A tale conclusione deve pervenirsi – osserva la Corte territoriale, ove si tenga presente che con nota del 22 ottobre 1991, l’INPS aveva accolto la domanda di riscatto, avvisando il M. che la inosservanza dei modi e tempi del pagamento avrebbe comportato l’effetto di considerare il versamento inesatto, non già quale adempimento della precedente domanda, bensì quale proposta di una nuova domanda di riscatto formulata alla data del ritardato versamento.

Pertanto, il comportamento del M., che aveva eseguito il pagamento della prima rata con ritardo, assumeva il significato inequivocabile di consapevole adesione del medesimo alla proposta dell’Ente previdenziale suddetta.
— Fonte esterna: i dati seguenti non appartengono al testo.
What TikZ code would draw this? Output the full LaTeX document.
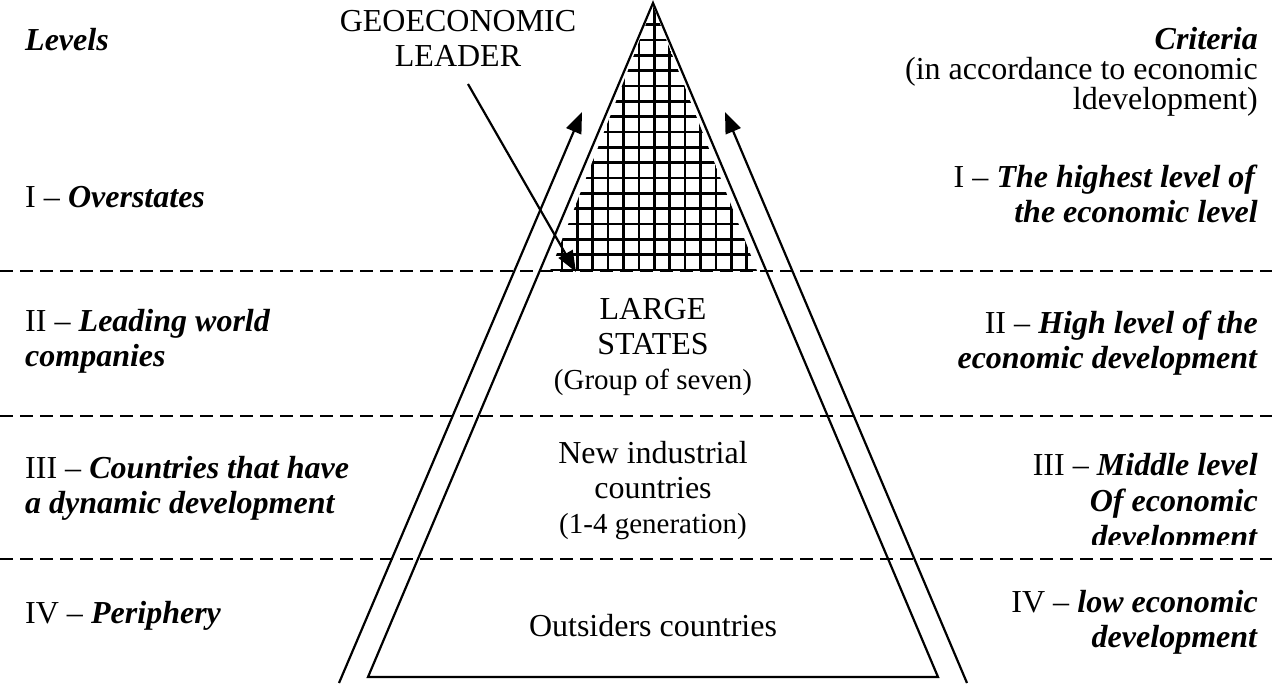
\documentclass[tikz,border=0pt]{standalone}
\usepackage{fontspec}
\setmainfont{Liberation Serif}
\usetikzlibrary{arrows.meta}

\newcommand{\bigfont}{\fontsize{32}{35}\selectfont}
\newcommand{\smallerfont}{\fontsize{29}{35}\selectfont}
\newcommand{\crit}[1]{\textbf{\textit{#1}}}

\begin{document}
\begin{tikzpicture}[x=1pt, y=-1pt,
    every node/.style={inner sep=0pt, font=\bigfont},
    levelrow/.style={dash pattern=on 13pt off 7pt, line width=2.2pt},
    edge/.style={line width=2.2pt},
    gridline/.style={line width=2.6pt},
    rise/.style={line width=2.2pt, -{Triangle[length=21pt,width=16pt]}},
    lefttext/.style={anchor=north west, align=left},
    righttext/.style={anchor=north east, align=right},
    midtext/.style={anchor=north, align=center}]
  \useasboundingbox (0,0) rectangle (1272,684);

  % level borders
  \draw[levelrow] (0,271) -- (1272,271);
  \draw[levelrow] (0,416) -- (1272,416);
  \draw[levelrow] (0,559) -- (1272,559);

  % pyramid with the hatched top
  \coordinate (top) at (653,3);
  \coordinate (bl) at (368,677);
  \coordinate (br) at (938,677);
  \begin{scope}
    \clip (653,6) -- (550,271) -- (757,271) -- cycle;
    \foreach \i in {-7,...,7}
      \draw[gridline] (654.3+15.4*\i,0) -- ++(0,271);
    \foreach \j in {0,...,16}
      \draw[gridline] (540,270-15.33*\j) -- ++(230,0);
  \end{scope}
  \draw[edge] (bl) -- (top) -- (br) -- cycle;

  % rising arrows
  \coordinate (lfoot) at (339,683);
  \coordinate (ltip) at (582,112);
  \coordinate (rfoot) at (967,683);
  \coordinate (rtip) at (725,112);
  \draw[rise] (lfoot) -- (ltip);
  \draw[rise] (rfoot) -- (rtip);

  % leader
  \node[midtext] (leader) at (458,10) {GEOECONOMIC\\LEADER};
  \coordinate (peak) at (576,272);
  \draw[rise, shorten <=20pt] (leader.south) -- (peak);

  % levels
  \node[lefttext, font=\bigfont\bfseries\itshape] (levels) at (25,28) {Levels};
  \node[lefttext] (l1) at (25,186) {I -- \crit{Overstates}};
  \node[lefttext] (l2) at (25,309) {II -- \crit{Leading world}\\\crit{companies}};
  \node[lefttext] (l3) at (25,456) {III -- \crit{Countries that have}\\\crit{a dynamic development}};
  \node[lefttext] (l4) at (25,601) {IV -- \crit{Periphery}};

  % criteria
  \node[righttext, font=\fontsize{32}{30}\selectfont] (crit) at (1258,27) {\crit{Criteria}\\(in accordance to economic\\ldevelopment)};
  \node[righttext] (r1) at (1258,165) {I -- \crit{The highest level of}\\\crit{the economic level}};
  \node[righttext] (r2) at (1258,311) {II -- \crit{High level of the}\\\crit{economic development}};
  \begin{scope}
    \clip (900,430) rectangle (1272,544);
    \node[righttext, font=\fontsize{32}{36}\selectfont] (r3) at (1258,453) {III -- \crit{Middle level}\\\crit{Of economic}\\\crit{development}};
  \end{scope}
  \node[righttext] (r4) at (1258,590) {IV -- \crit{low economic}\\\crit{development}};

  % inside the pyramid
  \node[midtext] (large) at (653,298) {LARGE\\STATES\\{\smallerfont (Group of seven)}};
  \node[midtext] (newind) at (653,441) {New industrial\\countries\\{\smallerfont (1-4 generation)}};
  \node[midtext] (outs) at (653,614) {Outsiders countries};
\end{tikzpicture}
\end{document}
Appare chiaro, da quanto esposto, che nella prospettiva della Corte di Catanzaro, il termine di 60 giorni acquista una sua autonomia rispetto al predetto decreto, in quanto è in relazione alla interpretazione della comunicazione che il Giudice di appello perviene a ritenere infondato l’assunto del ricorrente.

Trattandosi di interpretazione rimessa al Giudice di merito, adeguatamente motivata e, come tale incensurabile in questa sede, il ricorso va rigettato.

Per quanto precede, il ricorso va rigettato.

Le spese del presente giudizio, liquidate come da dispositivo, seguono la soccombenza.

P.Q.M.

La Corte rigetta il ricorso e condanna il ricorrente alle spese di questo giudizio, liquidate in Euro 10,00 oltre L. 2.000,00 per onorari ed accessori di legge.

Così deciso in Roma, il 13 gennaio 2010.